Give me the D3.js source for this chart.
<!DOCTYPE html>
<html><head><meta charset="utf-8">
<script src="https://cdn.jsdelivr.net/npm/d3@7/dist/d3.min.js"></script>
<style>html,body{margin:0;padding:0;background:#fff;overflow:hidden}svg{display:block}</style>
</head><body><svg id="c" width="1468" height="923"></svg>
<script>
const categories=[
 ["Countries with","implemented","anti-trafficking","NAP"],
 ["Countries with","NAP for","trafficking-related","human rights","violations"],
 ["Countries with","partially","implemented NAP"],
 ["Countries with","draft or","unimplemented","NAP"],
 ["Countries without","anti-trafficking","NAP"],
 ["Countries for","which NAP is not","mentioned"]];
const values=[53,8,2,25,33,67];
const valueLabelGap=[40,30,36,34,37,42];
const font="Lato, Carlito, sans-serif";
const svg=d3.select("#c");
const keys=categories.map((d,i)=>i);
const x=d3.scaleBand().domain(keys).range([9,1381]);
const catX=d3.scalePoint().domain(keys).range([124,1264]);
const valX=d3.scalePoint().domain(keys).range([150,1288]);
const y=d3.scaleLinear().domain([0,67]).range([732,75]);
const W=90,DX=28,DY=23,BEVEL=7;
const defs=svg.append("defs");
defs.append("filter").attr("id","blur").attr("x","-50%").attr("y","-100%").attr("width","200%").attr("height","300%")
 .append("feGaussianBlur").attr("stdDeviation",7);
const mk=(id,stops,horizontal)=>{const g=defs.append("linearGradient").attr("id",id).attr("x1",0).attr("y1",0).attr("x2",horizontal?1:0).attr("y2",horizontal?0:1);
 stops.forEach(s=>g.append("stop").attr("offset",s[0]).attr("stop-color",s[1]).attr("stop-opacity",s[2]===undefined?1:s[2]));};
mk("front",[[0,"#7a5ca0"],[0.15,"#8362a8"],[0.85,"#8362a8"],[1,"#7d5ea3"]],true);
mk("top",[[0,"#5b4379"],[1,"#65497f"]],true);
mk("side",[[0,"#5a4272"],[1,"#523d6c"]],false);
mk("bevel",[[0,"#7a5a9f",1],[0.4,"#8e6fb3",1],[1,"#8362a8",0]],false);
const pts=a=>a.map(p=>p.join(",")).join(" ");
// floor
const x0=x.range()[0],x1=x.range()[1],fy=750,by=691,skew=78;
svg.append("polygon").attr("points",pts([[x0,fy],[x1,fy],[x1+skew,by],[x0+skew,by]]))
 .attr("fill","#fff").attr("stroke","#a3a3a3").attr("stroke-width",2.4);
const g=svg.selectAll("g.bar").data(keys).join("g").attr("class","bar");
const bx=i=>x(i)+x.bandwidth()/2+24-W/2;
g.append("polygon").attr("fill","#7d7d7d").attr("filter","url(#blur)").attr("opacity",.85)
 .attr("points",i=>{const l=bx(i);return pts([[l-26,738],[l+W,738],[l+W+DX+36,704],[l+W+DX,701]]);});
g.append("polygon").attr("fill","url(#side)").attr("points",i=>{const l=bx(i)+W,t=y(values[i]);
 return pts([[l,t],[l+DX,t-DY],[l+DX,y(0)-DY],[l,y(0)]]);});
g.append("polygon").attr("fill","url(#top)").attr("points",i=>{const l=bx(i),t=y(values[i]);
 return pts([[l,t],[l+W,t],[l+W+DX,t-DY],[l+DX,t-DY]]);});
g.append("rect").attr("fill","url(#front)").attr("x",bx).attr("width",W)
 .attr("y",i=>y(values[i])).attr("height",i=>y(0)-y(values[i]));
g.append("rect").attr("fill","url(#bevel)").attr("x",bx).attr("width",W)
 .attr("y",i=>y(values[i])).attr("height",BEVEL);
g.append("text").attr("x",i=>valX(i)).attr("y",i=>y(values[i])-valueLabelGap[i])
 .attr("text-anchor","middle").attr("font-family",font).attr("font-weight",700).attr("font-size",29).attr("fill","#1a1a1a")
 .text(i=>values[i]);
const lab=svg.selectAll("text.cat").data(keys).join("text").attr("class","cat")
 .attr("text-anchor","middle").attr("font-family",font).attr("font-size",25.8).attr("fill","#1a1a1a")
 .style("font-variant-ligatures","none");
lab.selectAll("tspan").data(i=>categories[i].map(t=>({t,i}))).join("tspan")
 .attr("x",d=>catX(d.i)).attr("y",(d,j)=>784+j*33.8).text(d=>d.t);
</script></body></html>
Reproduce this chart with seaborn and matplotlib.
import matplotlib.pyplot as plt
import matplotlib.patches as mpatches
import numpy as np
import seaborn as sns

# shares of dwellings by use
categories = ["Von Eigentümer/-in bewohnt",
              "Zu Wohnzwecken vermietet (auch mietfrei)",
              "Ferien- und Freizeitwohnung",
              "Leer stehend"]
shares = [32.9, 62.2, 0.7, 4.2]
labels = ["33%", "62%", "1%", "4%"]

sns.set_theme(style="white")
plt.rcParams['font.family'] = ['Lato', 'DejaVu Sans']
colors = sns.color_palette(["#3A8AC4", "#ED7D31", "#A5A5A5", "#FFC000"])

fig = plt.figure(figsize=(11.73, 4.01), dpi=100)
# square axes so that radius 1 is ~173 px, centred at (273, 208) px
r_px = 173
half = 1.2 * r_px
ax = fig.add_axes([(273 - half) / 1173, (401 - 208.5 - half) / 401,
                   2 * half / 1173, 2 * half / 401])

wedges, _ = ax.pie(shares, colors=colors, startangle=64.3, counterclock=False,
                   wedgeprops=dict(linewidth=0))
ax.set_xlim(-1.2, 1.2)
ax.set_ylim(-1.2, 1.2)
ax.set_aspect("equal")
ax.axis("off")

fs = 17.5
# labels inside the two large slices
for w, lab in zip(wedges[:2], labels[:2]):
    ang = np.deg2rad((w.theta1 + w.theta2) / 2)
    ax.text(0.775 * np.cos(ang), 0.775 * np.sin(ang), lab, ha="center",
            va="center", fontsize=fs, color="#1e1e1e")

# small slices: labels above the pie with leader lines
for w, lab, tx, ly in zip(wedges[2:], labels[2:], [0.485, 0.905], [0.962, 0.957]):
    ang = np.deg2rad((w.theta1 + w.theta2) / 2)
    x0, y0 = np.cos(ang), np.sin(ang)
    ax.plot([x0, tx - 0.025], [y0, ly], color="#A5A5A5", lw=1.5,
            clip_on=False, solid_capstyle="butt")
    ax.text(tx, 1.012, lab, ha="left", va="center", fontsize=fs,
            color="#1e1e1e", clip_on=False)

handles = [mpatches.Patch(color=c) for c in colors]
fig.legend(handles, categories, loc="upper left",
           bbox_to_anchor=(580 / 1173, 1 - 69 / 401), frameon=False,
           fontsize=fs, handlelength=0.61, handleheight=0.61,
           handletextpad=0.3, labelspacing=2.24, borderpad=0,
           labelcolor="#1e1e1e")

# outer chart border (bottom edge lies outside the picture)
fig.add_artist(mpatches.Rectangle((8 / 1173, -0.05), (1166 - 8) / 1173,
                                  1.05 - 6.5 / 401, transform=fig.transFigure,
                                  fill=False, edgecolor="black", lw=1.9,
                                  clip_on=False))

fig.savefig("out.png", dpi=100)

-- -- --

The request >> Quote the data in full, keeping each word unchanged.

Complete answer >>
Give me the D3.js source for this chart.
<!DOCTYPE html>
<html><head><meta charset="utf-8">
<script src="https://cdn.jsdelivr.net/npm/d3@7/dist/d3.min.js"></script>
<style>html,body{margin:0;padding:0;background:#fff;overflow:hidden}svg{display:block}</style>
</head><body><svg id="c" width="1468" height="923"></svg>
<script>
const categories=[
 ["Countries with","implemented","anti-trafficking","NAP"],
 ["Countries with","NAP for","trafficking-related","human rights","violations"],
 ["Countries with","partially","implemented NAP"],
 ["Countries with","draft or","unimplemented","NAP"],
 ["Countries without","anti-trafficking","NAP"],
 ["Countries for","which NAP is not","mentioned"]];
const values=[53,8,2,25,33,67];
const valueLabelGap=[40,30,36,34,37,42];
const font="Lato, Carlito, sans-serif";
const svg=d3.select("#c");
const keys=categories.map((d,i)=>i);
const x=d3.scaleBand().domain(keys).range([9,1381]);
const catX=d3.scalePoint().domain(keys).range([124,1264]);
const valX=d3.scalePoint().domain(keys).range([150,1288]);
const y=d3.scaleLinear().domain([0,67]).range([732,75]);
const W=90,DX=28,DY=23,BEVEL=7;
const defs=svg.append("defs");
defs.append("filter").attr("id","blur").attr("x","-50%").attr("y","-100%").attr("width","200%").attr("height","300%")
 .append("feGaussianBlur").attr("stdDeviation",7);
const mk=(id,stops,horizontal)=>{const g=defs.append("linearGradient").attr("id",id).attr("x1",0).attr("y1",0).attr("x2",horizontal?1:0).attr("y2",horizontal?0:1);
 stops.forEach(s=>g.append("stop").attr("offset",s[0]).attr("stop-color",s[1]).attr("stop-opacity",s[2]===undefined?1:s[2]));};
mk("front",[[0,"#7a5ca0"],[0.15,"#8362a8"],[0.85,"#8362a8"],[1,"#7d5ea3"]],true);
mk("top",[[0,"#5b4379"],[1,"#65497f"]],true);
mk("side",[[0,"#5a4272"],[1,"#523d6c"]],false);
mk("bevel",[[0,"#7a5a9f",1],[0.4,"#8e6fb3",1],[1,"#8362a8",0]],false);
const pts=a=>a.map(p=>p.join(",")).join(" ");
// floor
const x0=x.range()[0],x1=x.range()[1],fy=750,by=691,skew=78;
svg.append("polygon").attr("points",pts([[x0,fy],[x1,fy],[x1+skew,by],[x0+skew,by]]))
 .attr("fill","#fff").attr("stroke","#a3a3a3").attr("stroke-width",2.4);
const g=svg.selectAll("g.bar").data(keys).join("g").attr("class","bar");
const bx=i=>x(i)+x.bandwidth()/2+24-W/2;
g.append("polygon").attr("fill","#7d7d7d").attr("filter","url(#blur)").attr("opacity",.85)
 .attr("points",i=>{const l=bx(i);return pts([[l-26,738],[l+W,738],[l+W+DX+36,704],[l+W+DX,701]]);});
g.append("polygon").attr("fill","url(#side)").attr("points",i=>{const l=bx(i)+W,t=y(values[i]);
 return pts([[l,t],[l+DX,t-DY],[l+DX,y(0)-DY],[l,y(0)]]);});
g.append("polygon").attr("fill","url(#top)").attr("points",i=>{const l=bx(i),t=y(values[i]);
 return pts([[l,t],[l+W,t],[l+W+DX,t-DY],[l+DX,t-DY]]);});
g.append("rect").attr("fill","url(#front)").attr("x",bx).attr("width",W)
 .attr("y",i=>y(values[i])).attr("height",i=>y(0)-y(values[i]));
g.append("rect").attr("fill","url(#bevel)").attr("x",bx).attr("width",W)
 .attr("y",i=>y(values[i])).attr("height",BEVEL);
g.append("text").attr("x",i=>valX(i)).attr("y",i=>y(values[i])-valueLabelGap[i])
 .attr("text-anchor","middle").attr("font-family",font).attr("font-weight",700).attr("font-size",29).attr("fill","#1a1a1a")
 .text(i=>values[i]);
const lab=svg.selectAll("text.cat").data(keys).join("text").attr("class","cat")
 .attr("text-anchor","middle").attr("font-family",font).attr("font-size",25.8).attr("fill","#1a1a1a")
 .style("font-variant-ligatures","none");
lab.selectAll("tspan").data(i=>categories[i].map(t=>({t,i}))).join("tspan")
 .attr("x",d=>catX(d.i)).attr("y",(d,j)=>784+j*33.8).text(d=>d.t);
</script></body></html>
Reproduce this chart with seaborn and matplotlib.
import matplotlib.pyplot as plt
import matplotlib.patches as mpatches
import numpy as np
import seaborn as sns

# shares of dwellings by use
categories = ["Von Eigentümer/-in bewohnt",
              "Zu Wohnzwecken vermietet (auch mietfrei)",
              "Ferien- und Freizeitwohnung",
              "Leer stehend"]
shares = [32.9, 62.2, 0.7, 4.2]
labels = ["33%", "62%", "1%", "4%"]

sns.set_theme(style="white")
plt.rcParams['font.family'] = ['Lato', 'DejaVu Sans']
colors = sns.color_palette(["#3A8AC4", "#ED7D31", "#A5A5A5", "#FFC000"])

fig = plt.figure(figsize=(11.73, 4.01), dpi=100)
# square axes so that radius 1 is ~173 px, centred at (273, 208) px
r_px = 173
half = 1.2 * r_px
ax = fig.add_axes([(273 - half) / 1173, (401 - 208.5 - half) / 401,
                   2 * half / 1173, 2 * half / 401])

wedges, _ = ax.pie(shares, colors=colors, startangle=64.3, counterclock=False,
                   wedgeprops=dict(linewidth=0))
ax.set_xlim(-1.2, 1.2)
ax.set_ylim(-1.2, 1.2)
ax.set_aspect("equal")
ax.axis("off")

fs = 17.5
# labels inside the two large slices
for w, lab in zip(wedges[:2], labels[:2]):
    ang = np.deg2rad((w.theta1 + w.theta2) / 2)
    ax.text(0.775 * np.cos(ang), 0.775 * np.sin(ang), lab, ha="center",
            va="center", fontsize=fs, color="#1e1e1e")

# small slices: labels above the pie with leader lines
for w, lab, tx, ly in zip(wedges[2:], labels[2:], [0.485, 0.905], [0.962, 0.957]):
    ang = np.deg2rad((w.theta1 + w.theta2) / 2)
    x0, y0 = np.cos(ang), np.sin(ang)
    ax.plot([x0, tx - 0.025], [y0, ly], color="#A5A5A5", lw=1.5,
            clip_on=False, solid_capstyle="butt")
    ax.text(tx, 1.012, lab, ha="left", va="center", fontsize=fs,
            color="#1e1e1e", clip_on=False)

handles = [mpatches.Patch(color=c) for c in colors]
fig.legend(handles, categories, loc="upper left",
           bbox_to_anchor=(580 / 1173, 1 - 69 / 401), frameon=False,
           fontsize=fs, handlelength=0.61, handleheight=0.61,
           handletextpad=0.3, labelspacing=2.24, borderpad=0,
           labelcolor="#1e1e1e")

# outer chart border (bottom edge lies outside the picture)
fig.add_artist(mpatches.Rectangle((8 / 1173, -0.05), (1166 - 8) / 1173,
                                  1.05 - 6.5 / 401, transform=fig.transFigure,
                                  fill=False, edgecolor="black", lw=1.9,
                                  clip_on=False))

fig.savefig("out.png", dpi=100)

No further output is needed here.